The major news story of the last month has to have been the 40th anniversary of man’s landing on the moon.
Newspapers, TV interviews etc have been full of stories along the lines of “I remember I was doing this or that when we landed on the moon.”
And without doubt it was a hugely significant event and one of those that does stick in the mind.
My memory of it all is a little different because I can remember what I was not doing when Neil Armstrong uttered his famous words. Unlike the rest of the world I was not listening to it on the radio.
Not because I didn’t want to – but because I had School Certificate at the end of that year.
The link, I appreciate, may not be immediately obvious.

The only thing that really saved the afternoon from being a complete disaster was that the first teacher, as well as leaving us his radio, had also left a generous amount of snuff (as was his custom) and so we were at least able to distract ourselves from what the rest of the world was doing.
Times have indeed changed – in more ways than one. But we still look back occasionally and so we should for the past has much to tell us as well as often showing us the way forward.
And as I’ve been preparing for the General Chapter, I have of necessity been “looking back”.
One of the tasks of each Major Superior for the Chapter has been to prepare three brief reports on their region: one on the social/cultural economic/Church context in which the unit is located; one highlighting what has developed and grown in the unit over the past eight years and what has diminished; and the third a power-point presentation completing and unifying the first two.
If you want to look at the reports, you’ll find Numbers One and Two on the Chapter website (www.smchap2009.org) but its Number Three that has been occupying my thoughts in recent times and also providing some interesting statistics along the way.
For example, if we compare a few basic figures about the Province from 2001 (the time of the last General Chapter) to 2009 we find the following:
2001
Number of Marists in the Province: 187
- Number of priests 159
- Number of brothers 25
Numbers (Professed) in Formation: 3
2009
Number of Marists in the Province: 140
- Number of priests 121
- Number of brothers 18
Numbers (Professed) in Formation: 1.
Median age in 2009: 69.
Deaths since 2001: 39.
Ordinations since 2001: 0
Taken in isolation, those figures perhaps don’t give cause for huge optimism as we head into the next eight years.
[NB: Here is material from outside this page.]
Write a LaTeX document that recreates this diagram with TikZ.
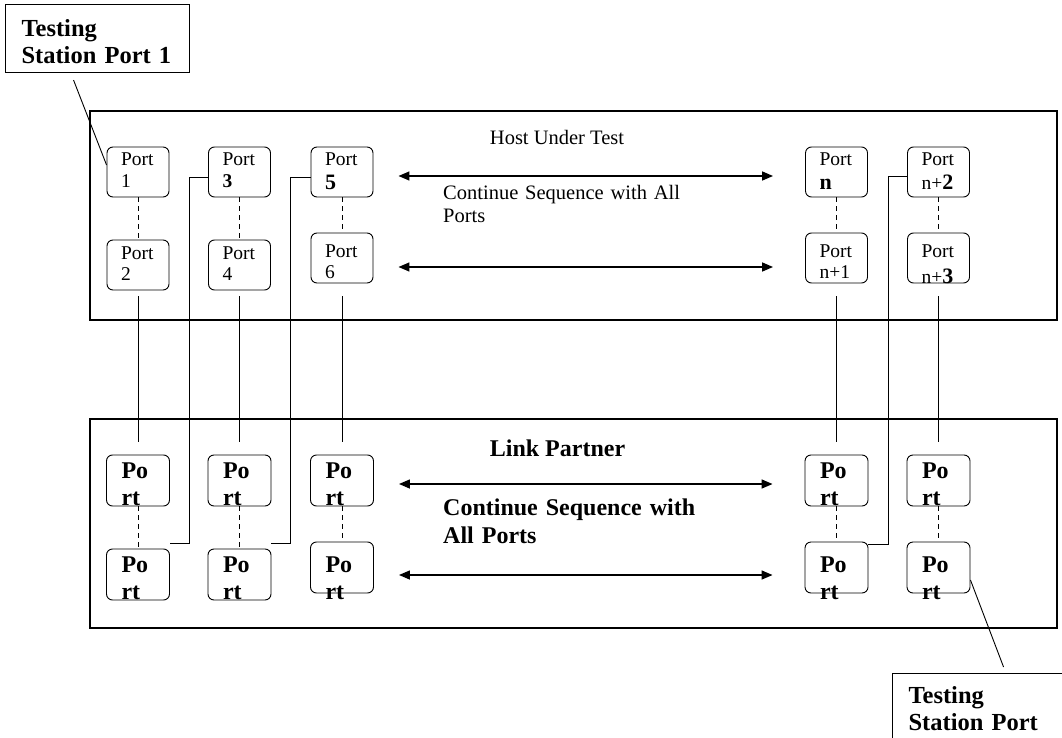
\documentclass[tikz,border=0pt]{standalone}
\usepackage{fontspec}
\setmainfont{Liberation Serif}
\usepackage{tikz}
\usetikzlibrary{arrows.meta}

\newcommand\portnum[1]{{\fontsize{22}{21}\selectfont\bfseries #1}}

\begin{document}
\begin{tikzpicture}[x=1pt,y=-1pt,
    every node/.style={inner sep=0pt},
    frame/.style={draw,line width=1.2pt,minimum width=967pt,minimum height=209pt},
    hostport/.style={draw,line width=0.9pt,rounded corners=6pt,text width=34pt,
        inner xsep=14pt,align=left,text height=19pt,text depth=31pt,
        font=\fontsize{19.5}{21}\selectfont},
    linkport/.style={draw,line width=0.9pt,rounded corners=6pt,text width=33pt,
        inner xsep=15pt,align=left,text height=23pt,text depth=28pt,
        font=\fontsize{24}{27}\selectfont\bfseries},
    raised/.style={text height=24pt,text depth=26pt},
    lifted/.style={text height=30pt,text depth=21pt},
    station/.style={draw,line width=1.1pt,text width=152pt,inner xsep=16pt,
        align=left,text height=32pt,text depth=36pt,anchor=north west,
        font=\fontsize{24.5}{27}\selectfont\bfseries},
    pair/.style={dashed,dash pattern=on 5pt off 4pt,line width=0.8pt},
    wire/.style={line width=0.9pt},
    seq/.style={line width=1.4pt,<->,>={Triangle[length=11pt,width=9pt]},
        shorten <=25pt,shorten >=32pt},
    plain/.style={font=\fontsize{20.5}{23}\selectfont},
    heavy/.style={font=\fontsize{24}{28}\selectfont\bfseries}]

\useasboundingbox (0,0) rectangle (1062,738);
\clip (0,0) rectangle (1062,738);

% the two units
\node [frame] (host) at (573.5,215.5) {};
\node [frame] (link) at (573.5,523.5) {};

% host under test
\path
    (138,172) node [hostport] (host1) {Port\\1}
    (239.5,172) node [hostport] (host3) {Port\\\textbf{3}}
    (342,172) node [hostport] (host5) {Port\\[3pt]\portnum{5}}
    (836.5,172) node [hostport] (hostn) {Port\\[3pt]\portnum{n}}
    (938.5,172) node [hostport] (hostn2) {Port\\[3pt]n+\portnum{2}}
    (138,265) node [hostport] (host2) {Port\\2}
    (239.5,265) node [hostport] (host4) {Port\\4}
    (342,258) node [hostport,raised] (host6) {Port\\6}
    (836.5,258) node [hostport,raised] (hostn1) {Port\\n+1}
    (938.5,258) node [hostport,raised] (hostn3) {Port\\[5pt]n+\portnum{3}};
\node [plain,anchor=base] (hostlabel) at (557,145) {Host Under Test};
\node [plain,text width=300pt,align=left,anchor=base west] (hostseq) at (443,200)
    {Continue Sequence with All\\Ports};

% link partner
\path
    (138,480.5) node [linkport] (link1) {Po\\rt}
    (239.5,480.5) node [linkport] (link3) {Po\\rt}
    (342,480.5) node [linkport] (link5) {Po\\rt}
    (836.5,480.5) node [linkport] (linkn) {Po\\rt}
    (938.5,480.5) node [linkport] (linkn2) {Po\\rt}
    (138,574.5) node [linkport] (link2) {Po\\rt}
    (239.5,574.5) node [linkport] (link4) {Po\\rt}
    (342,567.5) node [linkport,lifted] (link6) {Po\\rt}
    (836.5,567.5) node [linkport,lifted] (linkn1) {Po\\rt}
    (938.5,567.5) node [linkport,lifted] (linkn3) {Po\\rt};
\node [heavy,anchor=base] (linklabel) at (557.5,456) {Link Partner};
\node [heavy,text width=300pt,align=left,anchor=base west] (linkseq) at (443,515)
    {Continue Sequence with\\All Ports};

% testing station
\node [station] (station1) at (5,4) {Testing\\Station Port 1};
\node [station,text height=30pt,text depth=38pt] (station2) at (892,673)
    {Testing\\Station Port};

% dashed pairs
\foreach \a/\b in {host1/host2,host3/host4,host5/host6,hostn/hostn1,hostn2/hostn3,
    link1/link2,link3/link4,link5/link6,linkn/linkn1,linkn2/linkn3}
    \draw [pair] (\a.south) -- (\b.north);

% straight wires
\coordinate (wiretop) at (0,296);
\coordinate (wirebot) at (0,442);
\foreach \a/\b in {host2/link1,host4/link3,host6/link5,hostn1/linkn,hostn3/linkn2}
    \draw [wire] (\a |- wiretop) -- (\b |- wirebot);

% crossed wires
\draw [wire] ([yshift=-5pt]host3.west) -- ++(-19,0) |- ([yshift=5pt]link2.north east);
\draw [wire] ([yshift=-5pt]host5.west) -- ++(-20,0) |- ([yshift=5pt]link4.north east);
\draw [wire] ([yshift=-4pt]hostn2.west) -- ++(-19,0) |- ([yshift=-3pt]linkn1.north east);

% sequence arrows
\draw [seq] ([yshift=-4pt]host5.east) -- ([yshift=-4pt]hostn.west);
\draw [seq] ([yshift=-9pt]host6.east) -- ([yshift=-9pt]hostn1.west);
\draw [seq] ([yshift=-3.5pt]link5.east) -- ([yshift=-3.5pt]linkn.west);
\draw [seq] ([yshift=-7.5pt]link6.east) -- ([yshift=-7.5pt]linkn1.west);

% leaders
\draw [wire] ([xshift=-24pt,yshift=-7pt]station1.south) -- ([yshift=7pt]host1.west);
\draw [wire] ([yshift=-12.5pt]linkn3.east) -- ([xshift=19pt,yshift=6pt]station2.north);
\end{tikzpicture}
\end{document}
But I’d suggest that they do serve a purpose in helping us move forward.
One of the key themes in the Province in recent years has been “Our Iceberg is Melting”, based on the book by John Kolter and Holger Rathberger.
It was a theme that many didn’t like; others accepted the concept intellectually but not emotionally; some wouldn’t even consider it and others felt that the iceberg had already melted and quite some time ago, too.
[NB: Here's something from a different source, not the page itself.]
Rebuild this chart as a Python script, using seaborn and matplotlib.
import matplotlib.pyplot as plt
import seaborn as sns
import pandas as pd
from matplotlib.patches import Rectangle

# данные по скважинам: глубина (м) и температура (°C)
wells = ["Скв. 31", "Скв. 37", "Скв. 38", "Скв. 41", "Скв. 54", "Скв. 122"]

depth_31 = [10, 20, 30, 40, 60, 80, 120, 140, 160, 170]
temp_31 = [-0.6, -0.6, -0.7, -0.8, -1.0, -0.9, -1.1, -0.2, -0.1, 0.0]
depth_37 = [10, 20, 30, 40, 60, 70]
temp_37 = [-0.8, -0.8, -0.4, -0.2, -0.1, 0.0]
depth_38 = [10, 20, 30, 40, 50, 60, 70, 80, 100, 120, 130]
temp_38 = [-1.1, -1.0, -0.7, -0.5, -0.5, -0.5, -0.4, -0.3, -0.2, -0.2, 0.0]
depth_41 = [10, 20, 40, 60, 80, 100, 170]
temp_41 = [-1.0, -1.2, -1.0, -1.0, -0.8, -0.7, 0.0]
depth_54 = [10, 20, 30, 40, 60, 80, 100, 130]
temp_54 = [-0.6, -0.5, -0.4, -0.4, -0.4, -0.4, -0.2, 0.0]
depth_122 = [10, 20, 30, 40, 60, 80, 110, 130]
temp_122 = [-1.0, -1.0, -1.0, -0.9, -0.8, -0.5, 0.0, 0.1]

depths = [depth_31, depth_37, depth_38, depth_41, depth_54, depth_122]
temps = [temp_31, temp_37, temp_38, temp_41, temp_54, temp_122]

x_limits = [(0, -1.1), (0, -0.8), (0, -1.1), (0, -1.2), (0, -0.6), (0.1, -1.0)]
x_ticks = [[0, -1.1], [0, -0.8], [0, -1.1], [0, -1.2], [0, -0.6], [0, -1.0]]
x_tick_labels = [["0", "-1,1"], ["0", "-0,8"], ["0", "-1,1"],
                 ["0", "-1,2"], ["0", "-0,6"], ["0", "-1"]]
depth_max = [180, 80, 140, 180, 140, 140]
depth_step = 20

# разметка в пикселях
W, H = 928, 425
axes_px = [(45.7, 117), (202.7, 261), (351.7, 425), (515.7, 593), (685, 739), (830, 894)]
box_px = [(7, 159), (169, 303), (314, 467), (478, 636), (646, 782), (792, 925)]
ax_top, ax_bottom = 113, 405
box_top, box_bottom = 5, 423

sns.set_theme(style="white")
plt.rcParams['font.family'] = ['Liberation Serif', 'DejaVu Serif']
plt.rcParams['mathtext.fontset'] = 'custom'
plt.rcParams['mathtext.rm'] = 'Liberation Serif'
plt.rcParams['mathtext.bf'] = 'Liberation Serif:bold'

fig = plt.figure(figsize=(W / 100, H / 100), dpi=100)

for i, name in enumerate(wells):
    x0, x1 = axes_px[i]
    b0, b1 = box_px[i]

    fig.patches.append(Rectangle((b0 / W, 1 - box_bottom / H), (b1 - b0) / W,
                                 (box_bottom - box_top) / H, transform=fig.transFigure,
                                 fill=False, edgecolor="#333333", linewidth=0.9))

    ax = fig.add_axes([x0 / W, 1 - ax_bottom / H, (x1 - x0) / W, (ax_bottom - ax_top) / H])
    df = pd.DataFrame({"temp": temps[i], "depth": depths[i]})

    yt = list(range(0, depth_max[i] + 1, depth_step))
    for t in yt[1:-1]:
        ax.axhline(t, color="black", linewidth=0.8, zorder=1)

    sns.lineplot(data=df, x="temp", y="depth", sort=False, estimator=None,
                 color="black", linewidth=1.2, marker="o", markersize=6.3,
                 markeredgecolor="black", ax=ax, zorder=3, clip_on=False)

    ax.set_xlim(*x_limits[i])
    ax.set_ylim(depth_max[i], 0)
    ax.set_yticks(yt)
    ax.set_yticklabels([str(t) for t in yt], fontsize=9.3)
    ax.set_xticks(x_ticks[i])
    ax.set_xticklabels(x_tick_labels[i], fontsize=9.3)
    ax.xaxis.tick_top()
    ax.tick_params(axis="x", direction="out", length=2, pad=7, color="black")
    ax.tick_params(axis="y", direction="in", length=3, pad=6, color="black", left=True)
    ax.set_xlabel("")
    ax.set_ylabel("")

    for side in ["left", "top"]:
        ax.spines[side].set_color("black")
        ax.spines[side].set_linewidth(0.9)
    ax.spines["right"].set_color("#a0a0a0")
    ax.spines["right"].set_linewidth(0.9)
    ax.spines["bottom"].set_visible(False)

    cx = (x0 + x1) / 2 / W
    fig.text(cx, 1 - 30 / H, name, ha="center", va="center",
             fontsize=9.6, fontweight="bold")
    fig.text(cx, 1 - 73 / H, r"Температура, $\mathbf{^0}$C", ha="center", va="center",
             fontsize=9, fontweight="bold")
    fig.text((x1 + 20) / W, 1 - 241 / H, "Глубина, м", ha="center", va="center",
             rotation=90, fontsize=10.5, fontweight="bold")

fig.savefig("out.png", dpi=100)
But others could see the point and also the urgency of the situation.
And one of the most interesting things – at least to me – in the past 12 months has been the sense I’ve picked up that there has been a major mind-shift within the Province to a positive acceptance that there is a need for action and that things can’t stay as they have been.
I could, of course, be deluding myself and wishing into reality what I want to exist – but I don’t think so.
The mood of the Provincial Chapter last year, and the openness, generosity and availability I’ve found during Visitation this year do suggest very strongly to me that, as a group, we have embraced (or at least are positively embracing) the vision that “It is no longer possible to carry on doing things the way we have – but there is still an opportunity to do things if we have the courage to change”.
I don’t in any way want to minimise the challenges still in front of us nor to suggest that all 140 of us are fully on-board with what’s happening and where we’re going, but nor do I think we should minimise the great faith and commitment that is still as much a part of the Province as it ever was – and that is today being translated by individuals into a willingness to have the courage to change in order that we might continue to do things.
As I set out for the Chapter shortly, my own personal hope is that as a Society we will be willing and able to positively embrace that vision, too, so that as a group we will have the courage to make the changes necessary in order to create new opportunities for the future.
Whatever the outcomes of the Chapter, I’m sure we won’t hear them on the radio or on TV and nor, in all likelihood, will we remember in 40 years time where we were and what we were doing when the outcomes were announced. But there will still be Marists – some eccentric, some totally focussed on the task at hand, others “normal” (whatever that means!) – and hopefully they will be thankful that in 2009 we had the courage to read the signs from the past in order to move into the future.